BARCELONA.- According to the experts, bees are so sensitive to environmental changes that they are considered natural indicators of our planets health. These small insects play a key role in the balance of the Earths ecosystems; bees are essential for preserving biodiversity and pollinating the crops that feed humankind. However, they are now facing many dangers, such as climate change caused by global warming, the use of pesticides and other chemicals, parasites such as the varroa mite and foreign species like the Asian hornet. In response to these threats, in recent years there has been a growing interest in what is referred to as urban beekeeping, which makes use of a variety of city spaces such as rooftops and public parks to install hives and renaturalise urban environments. Major cities such as London, San Francisco, Paris and Melbourne have legalized this practice; New York has nests in places as iconic as the terrace of the Waldorf Astoria hotel, Battery Park and Central Park.
With its Beehave project, the
Fundació Joan Miró addresses the current survival crisis of honey bees and other insect pollinators, while also examining the state of urban beekeeping in Barcelona in the open, visionary language of artists. To quote Martina Millà, the curator for the project, We wanted to explore the past of urban beekeeping in Barcelona and examine its present status in an effort to spark a citizen debate that could have an effect on the future of this practice and start up a new stage in the history of the coexistence between humans and bees in our city.
The title of the project proposed by Luis Bisbe, one of the participating artists a pun merging bees with behaviour, highlights the aim of raising awareness about the key role that bees play in environmental balance and of educating so that we can know more and develop a better relationship with these insects. With this goal in mind, Beehave combines a contemporary art show in the temporary exhibition spaces at the Fundació Joan Miró and a public art programme that spans the entire city of Barcelona from March to June during the spring, the most active period in the natural life cycle of bees.
A total of 24 artists, both local and international, have built a veritable creative colony in close collaboration with an entire hive of different agents ranging from beekeepers to biologists, historians, gardeners, botanists, therapists, herbalists and chandlers, among many others. The webs we have woven and the bridges we have built have been some of the most rewarding and profound aspects of the project. It has been an exceptional pollinating experience, says Millà. This is also the character of the outcome shown at the Fundació from February to May this year and at fifteen other locations throughout the city from 15 March on. There are close to sixty works altogether most of them specifically produced for this project including paintings, sculptures, photographs, videos, urban and landscape interventions, multimedia devices, architectural installations, community projects and performances.
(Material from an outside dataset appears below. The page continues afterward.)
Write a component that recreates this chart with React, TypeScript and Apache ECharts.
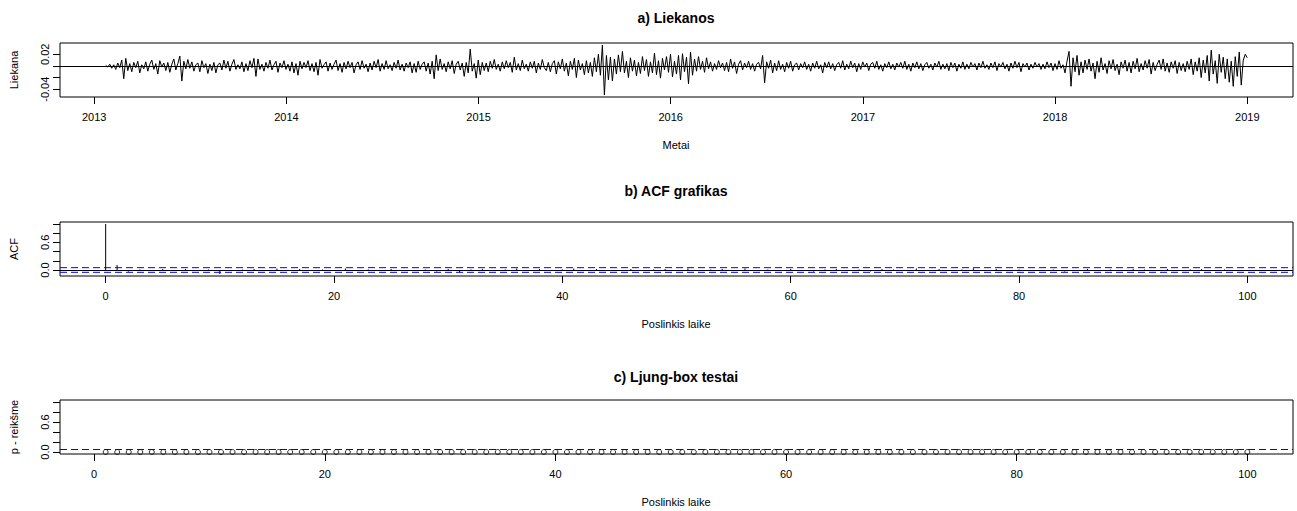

The Fundació Joan Mirós Director Marko Daniel associates this new show, which explores the intersections between art, ecology and bee studies, with the tradition of exhibitions that place art at the centre of contemporary debate and invite the public to participate in reflection and dialogue on urgent topics whose relevance to our lives is beyond question.
Beehave has been made possible thanks to the collaboration of the Fundació Banc Sabadell and support from the Institut de Cultura de Barcelona (ICUB), which have enabled it to unfold in its urban dimension. Beehave has also relied on the support of Kunsthaus Baselland, the Swiss art centre that will be hosting the exhibition as of September.
Participating artists: Joan Bennàssar, Luis Bisbe, Alfonso Borragán, Joana Cera, Gemma Draper, GOIG (Pol Esteve & Miquel Mariné) & Max Celar, Vadim Grigoryan & Marcos Lutyens, Jerónimo Hagerman, Marine Hugonnier, Anne Marie Maes, Melliferopolis (Ulla Taipale & Christina Stadlbauer), Joan Miró, Anna Moreno, Àlex Muñoz & Xavi Manzanares, Luis Fernando Ramírez Celis, Toni Serra (Abu Ali), Ulla Taipale, Andrés Vial, Pep Vidal and Philip Wiegard.